6

I am working on a project where I investigate growth in wages due to migration. I correct for the endogeneity in the decision to migrate (only those that are most likely to gain from migration will migrate) by first using a probit model to predict the probabilities of migration based on various characteristics. I then use the predicted probabilities in a second step as a proxy for migration (this in effect is an instrumental variables regression).

My problem is that I get unreasonably high estimates - wages are predicted to increase up to 200%. My concern is that since my predicted probabilities are very low (on average 3%, 25% at the 99th percentile), which is reasonable as in the sample only about 5% migrate, the results that I get come from the marginal increase of probability to migrate from 0 to 1. As far as the predicted probabilities go in my sample, an increase from 0 to 1 is very extreme. Could this be causing the huge estimates? Am I interpreting this correctly? Or should I rather look at the strength of my instruments, etc.?

Keksainis
  • 83
  • 4
  • 1
    I guess you are using linear regression in your second stage. In that case you are running what is termed a "forbidden" regression. The reason is that linear projections and expectations do not carry through a non-linear first stage (like probit). – Andy Nov 19 '14 at 21:25
  • Thanks! Do you have any suggestions for what I could use instead in the second stage? – Keksainis Nov 19 '14 at 21:31
  • Probably it's better not to change the second stage but the approach used for the first stage. I answered below and hopefully the references in there will be of use to you. – Andy Nov 19 '14 at 21:56
  • I know this is a very old question and answer. I just wanted to add something about the "forbidden regression", about which there seems to be an enormous amount of confusion. I went through some of Wooldridge's own comments on Statalist (and his books) and in contrast to what Andy comments (please don't shoot me), it seems that the forbidden regression, is using fitted values of a first stage into a non-linear second stage. I base this on two threads which I will copy in the comment below: – Tom Apr 02 '21 at 11:15
  • Here Wooldridge explains that another poster falls in the forbidden regression trap: https://www.statalist.org/forums/forum/general-stata-discussion/general/1308457-endogeneity-issue-negative-binomial. In this post Wooldridge explains that even using a ordinal probit in the first stage does not pose any issue: https://www.statalist.org/forums/forum/general-stata-discussion/general/1381281-iv-estimation-for-ordinal-variable?_=1617356656297. Please also note that in my opinion Wooldridge (2010) mentions that you can still use 2SLS, but not mimic it by using fitted values! – Tom Apr 02 '21 at 11:18

1 Answers1

6

If you are interested in an approximation of the average partial effect you could just use a linear probability model in the first stage, i.e. do your instrumental variables estimation via 2SLS, for instance, in the usual way. However, due to the non-linearities involved this is not the efficient approach but it can give a good initial idea of the effect under study. For a more in-depth treatment of this argument see Wooldridge (2010) "Econometric Analysis of Cross-Section and Panel Data" in section 15.7.3 from page 594 onward. On page 265-268 he explains the forbidden regression and its problems.

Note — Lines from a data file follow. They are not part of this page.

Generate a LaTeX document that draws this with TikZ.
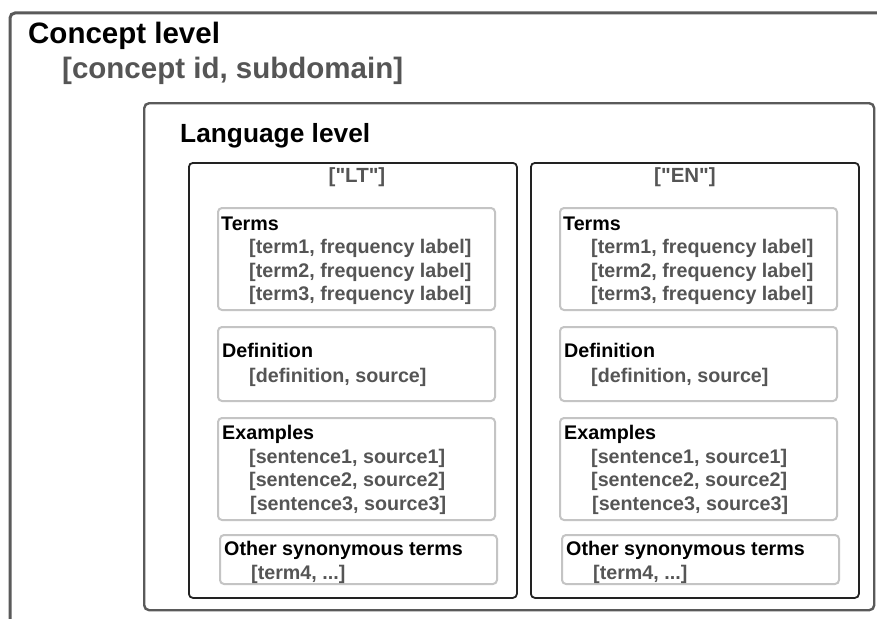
\documentclass[tikz,border=0pt]{standalone}
\usepackage{fontspec}
\setmainfont{Liberation Sans}[Ligatures=TeXOff]
\definecolor{outergray}{HTML}{5A5A5A}
\definecolor{txtgray}{HTML}{555555}
\definecolor{subgray}{HTML}{C4C4C4}
\definecolor{langbox}{HTML}{222222}
\tikzset{
  outerline/.style={draw=outergray, line width=3pt, rounded corners=5pt},
  levelbox/.style={draw=outergray, line width=2.4pt, rounded corners=5pt, inner sep=0pt, anchor=north west},
  lngbox/.style={draw=langbox, line width=1.8pt, rounded corners=4pt, inner sep=0pt, anchor=north west},
  subbox/.style={draw=subgray, line width=2pt, rounded corners=4pt, inner sep=0pt, anchor=north west},
  bigtitle/.style={inner sep=0pt, anchor=base west, font=\fontsize{29.5}{35}\selectfont\bfseries},
  bigsub/.style={inner sep=0pt, anchor=base west, text=txtgray, font=\fontsize{29.5}{35}\selectfont\bfseries},
  midtitle/.style={inner sep=0pt, anchor=base west, font=\fontsize{26.3}{31}\selectfont\bfseries},
  langlabel/.style={inner sep=0pt, anchor=base, text=txtgray, font=\fontsize{20.5}{24}\selectfont\bfseries},
  subtitle/.style={inner sep=0pt, anchor=base west, font=\fontsize{19.7}{23}\selectfont\bfseries},
  subtext/.style={inner sep=0pt, anchor=base west, text=txtgray, font=\fontsize{19.7}{23}\selectfont\bfseries},
}
\begin{document}
\begin{tikzpicture}[x=1pt, y=-1pt]
\useasboundingbox (0,0) rectangle (877,618);
\clip (0,0) rectangle (877,618);
\fill[white] (0,0) rectangle (877,618);
% outer concept box (extends beyond the picture)
\coordinate (obl) at (10,650);
\coordinate (otl) at (10,13);
\coordinate (otr) at (900,13);
\draw[outerline] (obl) -- (otl) -- (otr);
\node[bigtitle] (concept) at (28,44) {Concept level};
\node[bigsub] (conceptsub) at (62,78) {[concept id, subdomain]};
% language level
\node[levelbox, minimum width=730pt, minimum height=507pt] (langlevel) at (143,102) {};
\node[midtitle] (langtitle) at (180,142) {Language level};
% two language columns
\foreach \dx/\nm/\lab/\lx in {0/lt/{["LT"]}/357, 342/en/{["EN"]}/685} {
  \node[lngbox, minimum width=328pt, minimum height=435pt] (\nm box) at (188+\dx,162) {};
  \node[langlabel] (\nm lab) at (\lx,182) {\lab};
  % Terms
  \node[subbox, minimum width=277pt, minimum height=102pt] (\nm terms) at (217+\dx,207) {};
  \node[subtitle] (\nm termsT) at (221+\dx,230) {Terms};
  \node[subtext] (\nm t1) at (249+\dx,253) {[term1, frequency label]};
  \node[subtext] (\nm t2) at (249+\dx,277) {[term2, frequency label]};
  \node[subtext] (\nm t3) at (249+\dx,300) {[term3, frequency label]};
  % Definition
  \node[subbox, minimum width=277pt, minimum height=74pt] (\nm def) at (217+\dx,326) {};
  \node[subtitle] (\nm defT) at (222+\dx,357) {Definition};
  \node[subtext] (\nm d1) at (249+\dx,382) {[definition, source]};
  % Examples
  \node[subbox, minimum width=277pt, minimum height=102pt] (\nm ex) at (217+\dx,417) {};
  \node[subtitle] (\nm exT) at (222+\dx,439) {Examples};
  \node[subtext] (\nm e1) at (249+\dx,463) {[sentence1, source1]};
  \node[subtext] (\nm e2) at (249+\dx,486) {[sentence2, source2]};
  \node[subtext] (\nm e3) at (250+\dx,510) {[sentence3, source3]};
  % Other synonymous terms
  \node[subbox, minimum width=277pt, minimum height=49pt] (\nm oth) at (219+\dx,534) {};
  \node[subtitle] (\nm othT) at (224+\dx,555) {Other synonymous terms};
  \node[subtext] (\nm o1) at (251+\dx,579) {[term4, ...]};
}
\end{tikzpicture}
\end{document}
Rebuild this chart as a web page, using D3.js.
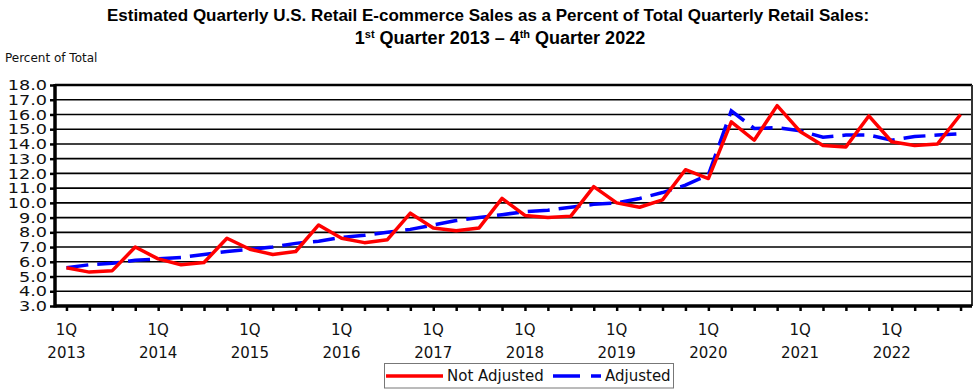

Another procedure that you might be interested in was used by Adams et al. (2009). They use a three-step procedure where they have a probit "first stage" and an OLS second stage without falling for the forbidden regression problem. Their general approach is:

  1. use probit to regress the endogenous variable on the instrument(s) and exogenous variables
  2. use the predicted values from the previous step in an OLS first stage together with the exogenous (but without the instrumental) variables
  3. do the second stage as usual

This procedure will yield unbiased estimates and generally is more efficient than doing 2SLS with a linear probability model in the first stage.

Andy
  • 18,070
  • 20
  • 77
  • 100